Frank Hohenberger, photographer, Limberlost Cabin and “Limberlost Cabin” near Rome City, Indiana, Lake Sylvan, ca. 1924.
From negatives in the Frank Hohenberger Collection.
Maie Clements Perley, Without My Gloves. Philadelphia: Dorrance and Company, 1940.
An amusing memoir by the British-born wife of Rabbi Martin Perley, who was appointed Director of the Indiana University Hillel Foundation in 1938. A social conservative who defends segregation as something that keeps the blacks in safe spaces, Maie Clements Perley casts a withering look at the looseness of manners in Bloomington or “Doomington,” as she prefers to call it. Shown here is a funny passage about the “disheveled” appearance of male students, whom she finds “slovenly in the extreme.” On the IU campus, open shirts are, she determines, the rule rather than the exception. Mr. and Mrs. Perley did not stay; by 1941, they had cleared out of Doomington.
Maie Clements Perley, Typescript of Without My Gloves, carbon copy in binder, 1940.

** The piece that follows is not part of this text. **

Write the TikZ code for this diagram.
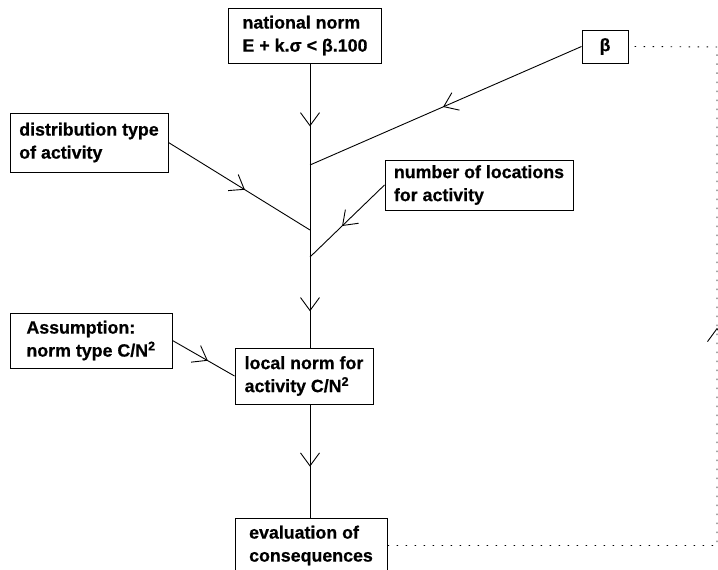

Apparently the draft of Perley’s manuscript sent out by her literary agency. Pearn, Pollinger & Higham was an established firm based in London, whose clients included the likes of Graham Greene. As David Higham Associates the agency continues to exist today, representing literary luminaries such as Stephen Fry and J. M. Coetzee. The typescript shows some evidence of light revision as well as what must have been the original title, “I Find America.”